* Aim:
Copy the lines of the data below exactly, starting at the first and stopping after the line that contains "var ageTicks = [1, 10, 100, 1000]"; include no pictures.

* Material provided:

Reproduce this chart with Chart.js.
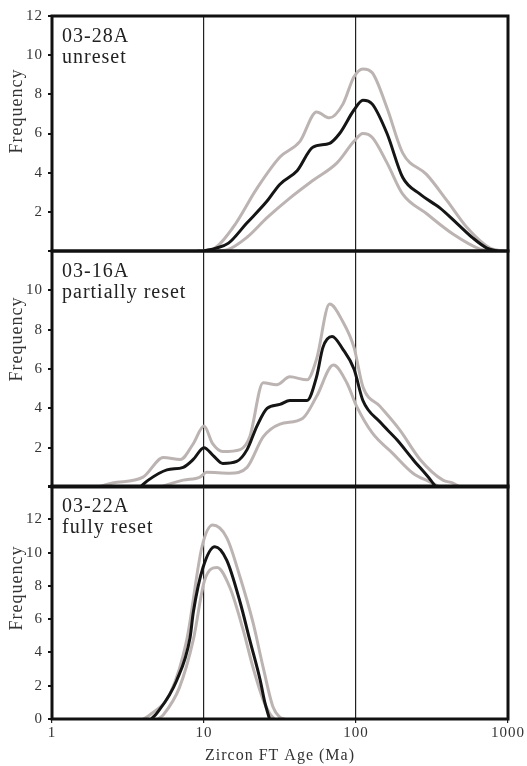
<!DOCTYPE html>
<html>
<head>
<meta charset="utf-8">
<script src="https://cdn.jsdelivr.net/npm/chart.js@4.4.1/dist/chart.umd.min.js"></script>
<style>
  body { margin: 0; background: #fff; }
  #wrap { position: relative; width: 527px; height: 766px; }
  canvas { position: absolute; left: 0; }
</style>
</head>
<body>
<div id="wrap">
  <canvas id="c1" width="527" height="265" style="top:0px"></canvas>
  <canvas id="c2" width="527" height="264" style="top:237px"></canvas>
  <canvas id="c3" width="527" height="296" style="top:470px"></canvas>
</div>
<script>
// x axis ticks (Ma, log scale)
var ageTicks = [1, 10, 100, 1000]

// 03-28A unreset
var p1MidAge = [10, 12, 14.5, 19, 26, 31.5, 41, 52, 67, 78, 97, 111, 128, 160, 203, 264, 356, 463, 586, 726, 850]
var p1MidFreq = [0, 0.15, 0.4, 1.4, 2.55, 3.4, 4.1, 5.3, 5.5, 6.0, 7.2, 7.7, 7.5, 6.0, 3.75, 2.9, 2.2, 1.4, 0.67, 0.15, 0]
var p1UpAge = [9, 11.4, 15.5, 22.3, 31.6, 42.8, 55, 67, 82, 97, 111, 128, 160, 203, 292, 398, 537, 761, 950]
var p1UpFreq = [0, 0.1, 1.2, 3.2, 4.8, 5.6, 7.1, 6.8, 7.5, 8.9, 9.3, 9.1, 7.3, 5.0, 3.9, 2.56, 1.2, 0.15, 0]
var p1LoAge = [12, 14.1, 19.2, 26, 36.7, 52, 75, 97, 111, 128, 160, 203, 292, 434, 655, 800]
var p1LoFreq = [0, 0.05, 0.7, 1.7, 2.7, 3.6, 4.5, 5.6, 6.0, 5.8, 4.5, 2.9, 1.9, 0.87, 0.1, 0]

// 03-16A partially reset
var p2MidAge = [3.8, 4.3, 5.7, 7.3, 8.5, 10, 11.5, 13.3, 16.4, 19.2, 22.3, 26, 31.6, 36.7, 47.6, 55, 60.6, 69.6, 82, 97, 111, 144, 186, 237, 310, 335]
var p2MidFreq = [0, 0.35, 0.87, 1.0, 1.4, 2.0, 1.6, 1.2, 1.3, 1.9, 3.1, 4.0, 4.2, 4.4, 4.4, 5.6, 7.1, 7.65, 7.0, 6.0, 4.4, 3.3, 2.4, 1.4, 0.35, 0]
var p2UpAge = [2.0, 2.5, 3.97, 5.4, 7.0, 8.5, 10, 11.4, 13.3, 17.3, 20, 24.5, 30, 36.7, 47.6, 55, 67, 82, 97, 111, 144, 194, 264, 373, 434, 480]
var p2UpFreq = [0, 0.2, 0.5, 1.5, 1.4, 2.2, 3.1, 2.2, 1.8, 1.9, 2.55, 5.3, 5.2, 5.6, 5.45, 6.5, 9.3, 8.4, 7.1, 5.1, 4.1, 2.9, 1.4, 0.35, 0.2, 0]
var p2LoAge = [5.1, 7.3, 9.4, 10.4, 14.8, 19.2, 24.5, 31.6, 44.7, 55, 71, 87, 101, 128, 175, 237, 308, 356]
var p2LoFreq = [0, 0.35, 0.5, 0.75, 0.7, 1.0, 2.55, 3.2, 3.5, 4.6, 6.2, 5.3, 4.1, 2.75, 1.7, 0.7, 0.25, 0]

// 03-22A fully reset
var p3MidAge = [4.5, 4.9, 6.6, 8.1, 8.5, 9.85, 11.8, 14.1, 17.3, 20, 23.4, 25.2, 27]
var p3MidFreq = [0, 0.35, 2.3, 4.9, 6.4, 9.1, 10.35, 9.55, 7.0, 4.75, 2.35, 0.95, 0]
var p3UpAge = [4.0, 4.4, 6.0, 7.7, 9.7, 11.4, 14.1, 17.3, 21, 24.5, 28.5, 31.6, 34]
var p3UpFreq = [0, 0.25, 1.55, 4.75, 10.35, 11.65, 10.9, 8.5, 5.8, 3.1, 0.7, 0.1, 0]
var p3LoAge = [5.0, 5.4, 6.9, 8.5, 10.1, 12.2, 14.8, 18.1, 21, 24.5, 27, 29]
var p3LoFreq = [0, 0.25, 1.9, 4.75, 8.35, 9.1, 7.9, 5.35, 3.1, 1.15, 0.35, 0]

var serif = "'Liberation Serif', 'DejaVu Serif', serif"
var grayCol = "#bcb4b2"
var blackCol = "#151515"

function pts(xs, ys){
	var out = []
	for(var i=0;i<xs.length;i++){ out.push({x:xs[i], y:ys[i]}) }
	return out
}

function line(xs, ys, col, ord){
	return {
		data: pts(xs, ys),
		borderColor: col,
		borderWidth: 3,
		pointRadius: 0,
		fill: false,
		cubicInterpolationMode: 'monotone',
		order: ord
	}
}

// frame + panel labels + "Frequency"
var panelDeco = {
	id: 'panelDeco',
	beforeDraw: function(chart){
		// the scanned figure has loosely spaced type
		chart.ctx.letterSpacing = "1px"
	},
	afterDraw: function(chart){
		var ctx = chart.ctx, a = chart.chartArea, o = chart.options.plugins.panelDeco
		ctx.save()
		ctx.strokeStyle = "#111"
		ctx.lineWidth = 3
		ctx.strokeRect(a.left, a.top, a.right - a.left, a.bottom - a.top)
		ctx.letterSpacing = "1px"
		ctx.fillStyle = "#222"
		ctx.font = "20px " + serif
		ctx.textBaseline = "alphabetic"
		ctx.textAlign = "left"
		ctx.fillText(o.name, a.left + 10, a.top + 26)
		ctx.fillText(o.state, a.left + 10, a.top + 47)
		ctx.translate(17, a.top + o.freqY)
		ctx.rotate(-Math.PI/2)
		ctx.textAlign = "center"
		ctx.textBaseline = "middle"
		ctx.font = "18px " + serif
		ctx.fillStyle = "#333"
		ctx.fillText("Frequency", 0, 0)
		ctx.restore()
	}
}

function makeChart(id, sets, cfg){
	var el = document.getElementById(id)
	return new Chart(el, {
		type: 'line',
		data: { datasets: sets },
		plugins: [panelDeco],
		options: {
			responsive: false,
			animation: false,
			devicePixelRatio: 1,
			layout: { padding: cfg.pad },
			plugins: {
				legend: { display: false },
				tooltip: { enabled: false },
				panelDeco: { name: cfg.name, state: cfg.state, freqY: cfg.freqY }
			},
			scales: {
				x: {
					type: 'logarithmic',
					min: 1, max: 1000,
					afterBuildTicks: function(s){ s.ticks = ageTicks.map(function(v){ return {value:v} }) },
					afterFit: function(s){ s.height = cfg.xHeight },
					border: { display: false },
					grid: { color: "#222", lineWidth: 1.2, drawTicks: cfg.bottom, tickLength: 4 },
					ticks: {
						display: cfg.bottom,
						autoSkip: false,
						maxRotation: 0,
						padding: 1,
						color: "#333",
						font: { family: serif, size: 15 },
						callback: function(v){ return ageTicks.indexOf(v) >= 0 ? String(v) : '' }
					},
					title: {
						display: cfg.bottom,
						text: "Zircon FT Age (Ma)",
						color: "#333",
						font: { family: serif, size: 16 },
						padding: { top: 0, bottom: 1 }
					}
				},
				y: {
					min: 0, max: cfg.yMax,
					afterFit: function(s){ s.width = 52 },
					border: { display: false },
					grid: { drawOnChartArea: false, drawTicks: true, tickLength: 4, color: "#111", lineWidth: 2 },
					ticks: {
						stepSize: 2,
						padding: 5,
						color: "#333",
						font: { family: serif, size: 15 },
						callback: function(v){ return cfg.hide.indexOf(v) >= 0 ? '' : String(v) }
					}
				}
			}
		}
	})
}

makeChart('c1', [
	line(p1MidAge, p1MidFreq, blackCol, 0),
	line(p1UpAge, p1UpFreq, grayCol, 1),
	line(p1LoAge, p1LoFreq, grayCol, 1)
], { pad: {top:16, right:19, bottom:5, left:0}, yMax: 12, hide: [0], bottom: false, xHeight: 0,
     name: "03-28A", state: "unreset", freqY: 95 })

makeChart('c2', [
	line(p2MidAge, p2MidFreq, blackCol, 0),
	line(p2UpAge, p2UpFreq, grayCol, 1),
	line(p2LoAge, p2LoFreq, grayCol, 1)
], { pad: {top:10, right:19, bottom:6, left:0}, yMax: 12, hide: [0, 12], bottom: false, xHeight: 0,
     name: "03-16A", state: "partially reset", freqY: 88 })

makeChart('c3', [
	line(p3MidAge, p3MidFreq, blackCol, 0),
	line(p3UpAge, p3UpFreq, grayCol, 1),
	line(p3LoAge, p3LoFreq, grayCol, 1)
], { pad: {top:16, right:19, bottom:0, left:0}, yMax: 14, hide: [14], bottom: true, xHeight: 47,
     name: "03-22A", state: "fully reset", freqY: 102 })
</script>
</body>
</html>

* The completed task:
Reproduce this chart with Chart.js.
<!DOCTYPE html>
<html>
<head>
<meta charset="utf-8">
<script src="https://cdn.jsdelivr.net/npm/chart.js@4.4.1/dist/chart.umd.min.js"></script>
<style>
  body { margin: 0; background: #fff; }
  #wrap { position: relative; width: 527px; height: 766px; }
  canvas { position: absolute; left: 0; }
</style>
</head>
<body>
<div id="wrap">
  <canvas id="c1" width="527" height="265" style="top:0px"></canvas>
  <canvas id="c2" width="527" height="264" style="top:237px"></canvas>
  <canvas id="c3" width="527" height="296" style="top:470px"></canvas>
</div>
<script>
// x axis ticks (Ma, log scale)
var ageTicks = [1, 10, 100, 1000]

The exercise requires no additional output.